▶ _WHAT THE EXERCISE ASKS_
No images are to be carried over; print all other material exactly as it stands.
___
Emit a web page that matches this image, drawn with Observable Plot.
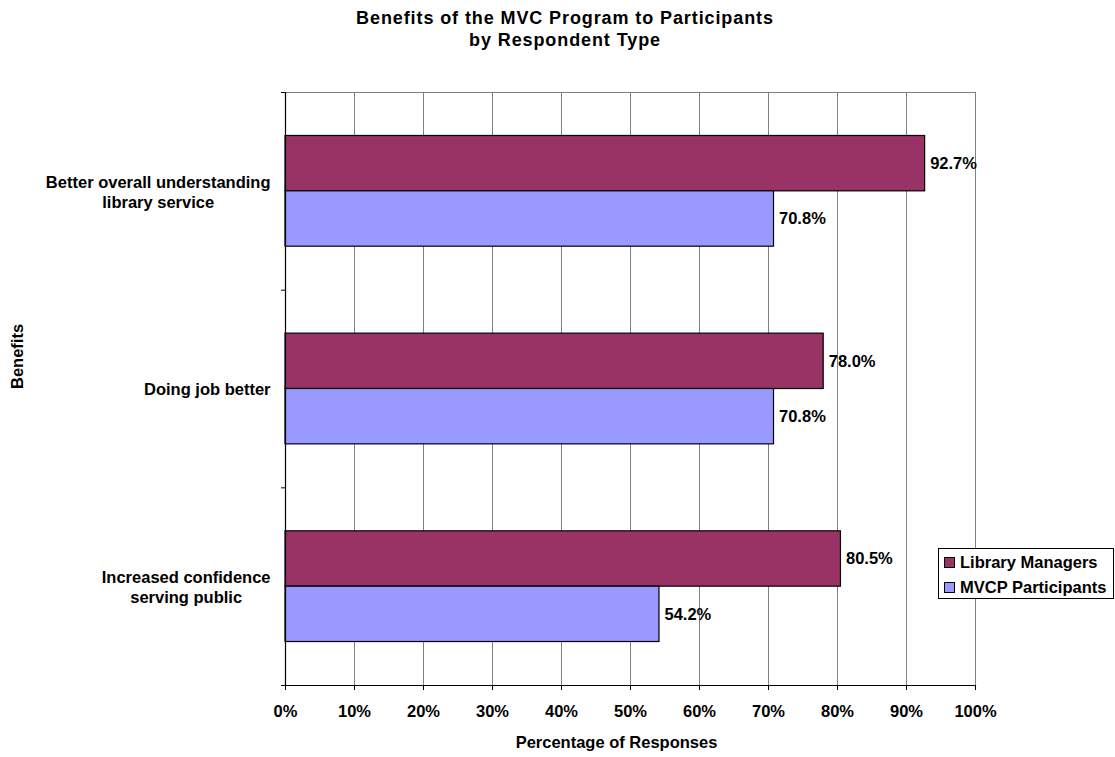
<!DOCTYPE html>
<html><head><meta charset="utf-8">
<script src="https://cdn.jsdelivr.net/npm/d3@7"></script>
<script src="https://cdn.jsdelivr.net/npm/@observablehq/plot@0.6"></script>
<style>
body{margin:0;background:#fff;font-family:"Liberation Sans",Arial,sans-serif;width:1115px;height:757px;overflow:hidden;position:relative}
#title{box-sizing:border-box;height:60px;padding:7px 0 0 15px;text-align:center;font-weight:bold;font-size:18px;line-height:22px;letter-spacing:0.9px;color:#000}
#legend{position:absolute;left:938px;top:548px;width:176px;height:51px;box-sizing:border-box;border:1px solid #000;background:#fff;font-weight:bold;font-size:16.5px;color:#000}
.item{position:absolute;left:5px;height:20px;display:flex;align-items:center;white-space:nowrap}
.sw{width:9px;height:9px;border:1px solid #000;margin-right:5px}
</style></head><body>
<div id="title">Benefits of the MVC Program to Participants<br>by Respondent Type</div>
<div id="chart"></div>
<div id="legend"></div>
<script>
const categories = ["Better overall understanding\nlibrary service", "Doing job better", "Increased confidence\nserving public"];
const series = ["Library Managers", "MVCP Participants"];
const libraryManagers = [92.7, 78.0, 80.5];
const mvcpParticipants = [70.8, 70.8, 54.2];
const xTicks = [0, 10, 20, 30, 40, 50, 60, 70, 80, 90, 100];
const colors = ["#993366", "#9999FF"];

const W = 1115, H = 697, mT = 32, mB = 72, mL = 285, mR = 140;
const bw = (H - mT - mB) / categories.length;
const barH = bw * 0.28, outer = bw * 0.22;
const FONT = "16.5px";

const rows = [];
categories.forEach((c, i) => {
  rows.push({cat: c, series: series[0], value: libraryManagers[i]});
  rows.push({cat: c, series: series[1], value: mvcpParticipants[i]});
});
const lm = rows.filter(d => d.series === series[0]);
const mv = rows.filter(d => d.series === series[1]);

const ctx = document.createElement("canvas").getContext("2d");
ctx.font = "bold " + FONT + " 'Liberation Sans'";
const blockW = s => d3.max(s.split("\n"), t => ctx.measureText(t).width);

const labelDy = bw / 2 - outer - barH / 2;

const chart = Plot.plot({
  width: W, height: H, marginTop: mT, marginBottom: mB, marginLeft: mL, marginRight: mR,
  style: {fontFamily: "'Liberation Sans', Arial, sans-serif", fontSize: FONT, fontWeight: "bold", color: "#000", background: "#fff"},
  x: {domain: [0, 100]},
  y: {domain: categories, padding: 0, round: false},
  marks: [
    Plot.gridX({ticks: xTicks.filter(d => d > 0), stroke: "#808080", strokeOpacity: 1, strokeWidth: 1}),
    Plot.frame({anchor: "top", stroke: "#808080", strokeWidth: 1}),
    Plot.barX(lm, {x: "value", y: "cat", fill: colors[0], stroke: "#000", strokeWidth: 1.2, insetTop: outer, insetBottom: outer + barH}),
    Plot.barX(mv, {x: "value", y: "cat", fill: colors[1], stroke: "#000", strokeWidth: 1.2, insetTop: outer + barH, insetBottom: outer}),
    Plot.ruleX([0], {stroke: "#000", strokeWidth: 1.2}),
    Plot.frame({anchor: "bottom", stroke: "#000", strokeWidth: 1.2}),
    Plot.axisY({ticks: categories, tickSize: 4, tickFormat: () => "", dy: -bw / 2, stroke: "#000", label: null}),
    Plot.axisY({ticks: [categories[categories.length - 1]], tickSize: 4, tickFormat: () => "", dy: bw / 2, stroke: "#000", label: null}),
    Plot.axisX({ticks: xTicks, tickFormat: d => d + "%", tickSize: 5, tickPadding: 15, stroke: "#000", label: null, fill: "#000"}),
    Plot.text(lm, {x: "value", y: "cat", text: d => d.value.toFixed(1) + "%", dx: 5, dy: -labelDy, textAnchor: "start", fill: "#000"}),
    Plot.text(mv, {x: "value", y: "cat", text: d => d.value.toFixed(1) + "%", dx: 5, dy: labelDy, textAnchor: "start", fill: "#000"}),
    ...categories.map(c => Plot.text([c], {y: d => d, text: d => d, frameAnchor: "left", textAnchor: "middle", lineHeight: 1.21, dx: -(15 + blockW(c) / 2), fill: "#000"})),
    Plot.text(["Benefits"], {text: d => d, frameAnchor: "left", rotate: -90, dx: -268, fill: "#000"}),
    Plot.text(["Percentage of Responses"], {text: d => d, frameAnchor: "bottom", dx: -14, dy: 62, fill: "#000"})
  ]
});
document.getElementById("chart").appendChild(chart);

const legend = document.getElementById("legend");
series.forEach((s, i) => {
  const it = document.createElement("div");
  it.className = "item";
  it.style.top = (3 + i * 25.5) + "px";
  const sw = document.createElement("div");
  sw.className = "sw";
  sw.style.background = colors[i];
  const tx = document.createElement("span");
  tx.textContent = s;
  it.appendChild(sw); it.appendChild(tx);
  legend.appendChild(it);
});
</script>
</body></html>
___
▶ _WRITTEN SOLUTION_
Emit a web page that matches this image, drawn with Observable Plot.
<!DOCTYPE html>
<html><head><meta charset="utf-8">
<script src="https://cdn.jsdelivr.net/npm/d3@7"></script>
<script src="https://cdn.jsdelivr.net/npm/@observablehq/plot@0.6"></script>
<style>
body{margin:0;background:#fff;font-family:"Liberation Sans",Arial,sans-serif;width:1115px;height:757px;overflow:hidden;position:relative}
#title{box-sizing:border-box;height:60px;padding:7px 0 0 15px;text-align:center;font-weight:bold;font-size:18px;line-height:22px;letter-spacing:0.9px;color:#000}
#legend{position:absolute;left:938px;top:548px;width:176px;height:51px;box-sizing:border-box;border:1px solid #000;background:#fff;font-weight:bold;font-size:16.5px;color:#000}
.item{position:absolute;left:5px;height:20px;display:flex;align-items:center;white-space:nowrap}
.sw{width:9px;height:9px;border:1px solid #000;margin-right:5px}
</style></head><body>
<div id="title">Benefits of the MVC Program to Participants<br>by Respondent Type</div>
<div id="chart"></div>
<div id="legend"></div>
<script>
const categories = ["Better overall understanding\nlibrary service", "Doing job better", "Increased confidence\nserving public"];
const series = ["Library Managers", "MVCP Participants"];
const libraryManagers = [92.7, 78.0, 80.5];
const mvcpParticipants = [70.8, 70.8, 54.2];
const xTicks = [0, 10, 20, 30, 40, 50, 60, 70, 80, 90, 100];
const colors = ["#993366", "#9999FF"];

const W = 1115, H = 697, mT = 32, mB = 72, mL = 285, mR = 140;
const bw = (H - mT - mB) / categories.length;
const barH = bw * 0.28, outer = bw * 0.22;
const FONT = "16.5px";

const rows = [];
categories.forEach((c, i) => {
  rows.push({cat: c, series: series[0], value: libraryManagers[i]});
  rows.push({cat: c, series: series[1], value: mvcpParticipants[i]});
});
const lm = rows.filter(d => d.series === series[0]);
const mv = rows.filter(d => d.series === series[1]);

const ctx = document.createElement("canvas").getContext("2d");
ctx.font = "bold " + FONT + " 'Liberation Sans'";
const blockW = s => d3.max(s.split("\n"), t => ctx.measureText(t).width);

const labelDy = bw / 2 - outer - barH / 2;

const chart = Plot.plot({
  width: W, height: H, marginTop: mT, marginBottom: mB, marginLeft: mL, marginRight: mR,
  style: {fontFamily: "'Liberation Sans', Arial, sans-serif", fontSize: FONT, fontWeight: "bold", color: "#000", background: "#fff"},
  x: {domain: [0, 100]},
  y: {domain: categories, padding: 0, round: false},
  marks: [
    Plot.gridX({ticks: xTicks.filter(d => d > 0), stroke: "#808080", strokeOpacity: 1, strokeWidth: 1}),
    Plot.frame({anchor: "top", stroke: "#808080", strokeWidth: 1}),
    Plot.barX(lm, {x: "value", y: "cat", fill: colors[0], stroke: "#000", strokeWidth: 1.2, insetTop: outer, insetBottom: outer + barH}),
    Plot.barX(mv, {x: "value", y: "cat", fill: colors[1], stroke: "#000", strokeWidth: 1.2, insetTop: outer + barH, insetBottom: outer}),
    Plot.ruleX([0], {stroke: "#000", strokeWidth: 1.2}),
    Plot.frame({anchor: "bottom", stroke: "#000", strokeWidth: 1.2}),
    Plot.axisY({ticks: categories, tickSize: 4, tickFormat: () => "", dy: -bw / 2, stroke: "#000", label: null}),
    Plot.axisY({ticks: [categories[categories.length - 1]], tickSize: 4, tickFormat: () => "", dy: bw / 2, stroke: "#000", label: null}),
    Plot.axisX({ticks: xTicks, tickFormat: d => d + "%", tickSize: 5, tickPadding: 15, stroke: "#000", label: null, fill: "#000"}),
    Plot.text(lm, {x: "value", y: "cat", text: d => d.value.toFixed(1) + "%", dx: 5, dy: -labelDy, textAnchor: "start", fill: "#000"}),
    Plot.text(mv, {x: "value", y: "cat", text: d => d.value.toFixed(1) + "%", dx: 5, dy: labelDy, textAnchor: "start", fill: "#000"}),
    ...categories.map(c => Plot.text([c], {y: d => d, text: d => d, frameAnchor: "left", textAnchor: "middle", lineHeight: 1.21, dx: -(15 + blockW(c) / 2), fill: "#000"})),
    Plot.text(["Benefits"], {text: d => d, frameAnchor: "left", rotate: -90, dx: -268, fill: "#000"}),
    Plot.text(["Percentage of Responses"], {text: d => d, frameAnchor: "bottom", dx: -14, dy: 62, fill: "#000"})
  ]
});
document.getElementById("chart").appendChild(chart);

const legend = document.getElementById("legend");
series.forEach((s, i) => {
  const it = document.createElement("div");
  it.className = "item";
  it.style.top = (3 + i * 25.5) + "px";
  const sw = document.createElement("div");
  sw.className = "sw";
  sw.style.background = colors[i];
  const tx = document.createElement("span");
  tx.textContent = s;
  it.appendChild(sw); it.appendChild(tx);
  legend.appendChild(it);
});
</script>
</body></html>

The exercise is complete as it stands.